**Data lines**:
• • • •

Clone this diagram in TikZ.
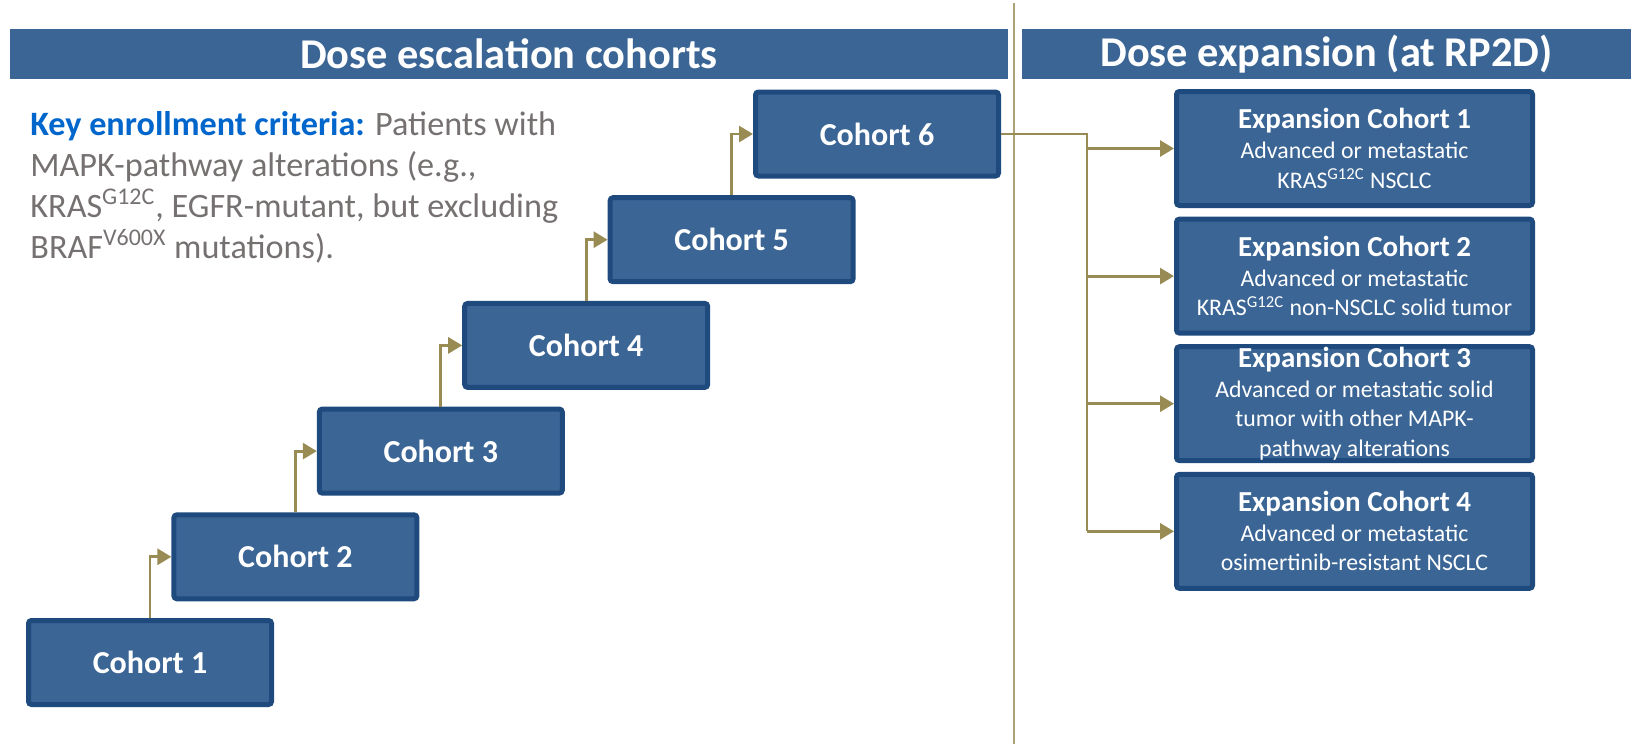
\documentclass[tikz,border=0pt]{standalone}
\usepackage{fontspec}
\setmainfont{Carlito}
\usepackage{tikz}
\usetikzlibrary{arrows.meta, positioning}

\definecolor{boxblue}{RGB}{58,101,149}
\definecolor{boxedge}{RGB}{31,74,126}
\definecolor{linkolive}{RGB}{152,139,84}
\definecolor{divider}{RGB}{172,162,118}
\definecolor{keyblue}{RGB}{0,102,204}
\definecolor{textgray}{RGB}{118,113,113}

\begin{document}
\begin{tikzpicture}[
    header/.style={rectangle, fill=boxblue, text=white, minimum height=25pt, inner sep=0pt, font=\bfseries\fontsize{21.2}{25}\selectfont},
    cohort/.style={rectangle, draw=boxedge, fill=boxblue, line width=2.5pt, rounded corners=1.5pt, minimum width=121.5pt, minimum height=42pt, text=white, font=\bfseries\fontsize{16}{19}\selectfont},
    expbox/.style={rectangle, draw=boxedge, fill=boxblue, line width=2.5pt, rounded corners=1.5pt, minimum width=178pt, minimum height=57pt, inner ysep=0pt, text=white, align=center, font=\fontsize{11.9}{14.8}\selectfont},
    link/.style={draw=linkolive, line width=1.4pt},
    arrow/.style={link, -{Triangle[length=7pt, width=8pt]}}
]
\useasboundingbox (0,0) rectangle (817pt,-372pt);

% divider between the two phases
\coordinate (divtop) at (507pt,-1.5pt);
\coordinate (divbot) at (507pt,-372pt);
\draw[divider, line width=1.4pt] (divtop) -- (divbot);

\node[header, minimum width=499pt] (esc) at (254.5pt,-27pt) {Dose escalation cohorts};
\node[header, minimum width=304.5pt] (expn) at (663.25pt,-27pt) {Dose expansion (at RP2D)};

\node[anchor=base west, align=left, inner sep=0pt, text=textgray, font=\fontsize{17.1}{20.5}\selectfont] (crit) at (15pt,-129pt)
    {\textcolor{keyblue}{\bfseries Key enrollment criteria:} Patients with\\
     MAPK-pathway alterations (e.g.,\\
     KRAS\textsuperscript{G12C}, EGFR-mutant, but excluding\\
     BRAF\textsuperscript{V600X} mutations).};

% escalation staircase
\node[cohort] (c1) at (75pt,-331.25pt) {Cohort 1};
\node[cohort, above right=8.35pt and 10.7pt of c1.north] (c2) {Cohort 2};
\node[cohort, above right=8.35pt and 10.7pt of c2.north] (c3) {Cohort 3};
\node[cohort, above right=8.35pt and 10.7pt of c3.north] (c4) {Cohort 4};
\node[cohort, above right=8.35pt and 10.7pt of c4.north] (c5) {Cohort 5};
\node[cohort, above right=8.35pt and 10.7pt of c5.north] (c6) {Cohort 6};

\draw[arrow] (c1.north) |- (c2.west);
\draw[arrow] (c2.north) |- (c3.west);
\draw[arrow] (c3.north) |- (c4.west);
\draw[arrow] (c4.north) |- (c5.west);
\draw[arrow] (c5.north) |- (c6.west);

% expansion cohorts
\node[expbox] (e1) at (677.25pt,-74.25pt)
    {{\bfseries\fontsize{14.5}{14.8}\selectfont Expansion Cohort 1}\\ Advanced or metastatic\\ KRAS\textsuperscript{G12C} NSCLC};
\node[expbox, below=4.3pt of e1] (e2)
    {{\bfseries\fontsize{14.5}{14.8}\selectfont Expansion Cohort 2}\\ Advanced or metastatic\\ KRAS\textsuperscript{G12C} non-NSCLC solid tumor};
\node[expbox, below=4.3pt of e2] (e3)
    {{\bfseries\fontsize{14.5}{14.8}\selectfont Expansion Cohort 3}\\ Advanced or metastatic solid\\ tumor with other MAPK-\\ pathway alterations};
\node[expbox, below=4.3pt of e3] (e4)
    {{\bfseries\fontsize{14.5}{14.8}\selectfont Expansion Cohort 4}\\ Advanced or metastatic\\ osimertinib-resistant NSCLC};

\coordinate (fork) at (543.5pt,-67pt);
\draw[link] (c6.east) -- (fork |- c6.east) -- (fork |- e4.west);
\draw[arrow] (fork |- e1.west) -- (e1.west);
\draw[arrow] (fork |- e2.west) -- (e2.west);
\draw[arrow] (fork |- e3.west) -- (e3.west);
\draw[arrow] (fork |- e4.west) -- (e4.west);

\end{tikzpicture}
\end{document}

• • • •

The listing above needs to be output again exactly. Don't include the pictures.

**Written answer**:
Clone this diagram in TikZ.
\documentclass[tikz,border=0pt]{standalone}
\usepackage{fontspec}
\setmainfont{Carlito}
\usepackage{tikz}
\usetikzlibrary{arrows.meta, positioning}

\definecolor{boxblue}{RGB}{58,101,149}
\definecolor{boxedge}{RGB}{31,74,126}
\definecolor{linkolive}{RGB}{152,139,84}
\definecolor{divider}{RGB}{172,162,118}
\definecolor{keyblue}{RGB}{0,102,204}
\definecolor{textgray}{RGB}{118,113,113}

\begin{document}
\begin{tikzpicture}[
    header/.style={rectangle, fill=boxblue, text=white, minimum height=25pt, inner sep=0pt, font=\bfseries\fontsize{21.2}{25}\selectfont},
    cohort/.style={rectangle, draw=boxedge, fill=boxblue, line width=2.5pt, rounded corners=1.5pt, minimum width=121.5pt, minimum height=42pt, text=white, font=\bfseries\fontsize{16}{19}\selectfont},
    expbox/.style={rectangle, draw=boxedge, fill=boxblue, line width=2.5pt, rounded corners=1.5pt, minimum width=178pt, minimum height=57pt, inner ysep=0pt, text=white, align=center, font=\fontsize{11.9}{14.8}\selectfont},
    link/.style={draw=linkolive, line width=1.4pt},
    arrow/.style={link, -{Triangle[length=7pt, width=8pt]}}
]
\useasboundingbox (0,0) rectangle (817pt,-372pt);

% divider between the two phases
\coordinate (divtop) at (507pt,-1.5pt);
\coordinate (divbot) at (507pt,-372pt);
\draw[divider, line width=1.4pt] (divtop) -- (divbot);

\node[header, minimum width=499pt] (esc) at (254.5pt,-27pt) {Dose escalation cohorts};
\node[header, minimum width=304.5pt] (expn) at (663.25pt,-27pt) {Dose expansion (at RP2D)};

\node[anchor=base west, align=left, inner sep=0pt, text=textgray, font=\fontsize{17.1}{20.5}\selectfont] (crit) at (15pt,-129pt)
    {\textcolor{keyblue}{\bfseries Key enrollment criteria:} Patients with\\
     MAPK-pathway alterations (e.g.,\\
     KRAS\textsuperscript{G12C}, EGFR-mutant, but excluding\\
     BRAF\textsuperscript{V600X} mutations).};

% escalation staircase
\node[cohort] (c1) at (75pt,-331.25pt) {Cohort 1};
\node[cohort, above right=8.35pt and 10.7pt of c1.north] (c2) {Cohort 2};
\node[cohort, above right=8.35pt and 10.7pt of c2.north] (c3) {Cohort 3};
\node[cohort, above right=8.35pt and 10.7pt of c3.north] (c4) {Cohort 4};
\node[cohort, above right=8.35pt and 10.7pt of c4.north] (c5) {Cohort 5};
\node[cohort, above right=8.35pt and 10.7pt of c5.north] (c6) {Cohort 6};

\draw[arrow] (c1.north) |- (c2.west);
\draw[arrow] (c2.north) |- (c3.west);
\draw[arrow] (c3.north) |- (c4.west);
\draw[arrow] (c4.north) |- (c5.west);
\draw[arrow] (c5.north) |- (c6.west);

% expansion cohorts
\node[expbox] (e1) at (677.25pt,-74.25pt)
    {{\bfseries\fontsize{14.5}{14.8}\selectfont Expansion Cohort 1}\\ Advanced or metastatic\\ KRAS\textsuperscript{G12C} NSCLC};
\node[expbox, below=4.3pt of e1] (e2)
    {{\bfseries\fontsize{14.5}{14.8}\selectfont Expansion Cohort 2}\\ Advanced or metastatic\\ KRAS\textsuperscript{G12C} non-NSCLC solid tumor};
\node[expbox, below=4.3pt of e2] (e3)
    {{\bfseries\fontsize{14.5}{14.8}\selectfont Expansion Cohort 3}\\ Advanced or metastatic solid\\ tumor with other MAPK-\\ pathway alterations};
\node[expbox, below=4.3pt of e3] (e4)
    {{\bfseries\fontsize{14.5}{14.8}\selectfont Expansion Cohort 4}\\ Advanced or metastatic\\ osimertinib-resistant NSCLC};

\coordinate (fork) at (543.5pt,-67pt);
\draw[link] (c6.east) -- (fork |- c6.east) -- (fork |- e4.west);
\draw[arrow] (fork |- e1.west) -- (e1.west);
\draw[arrow] (fork |- e2.west) -- (e2.west);
\draw[arrow] (fork |- e3.west) -- (e3.west);
\draw[arrow] (fork |- e4.west) -- (e4.west);

\end{tikzpicture}
\end{document}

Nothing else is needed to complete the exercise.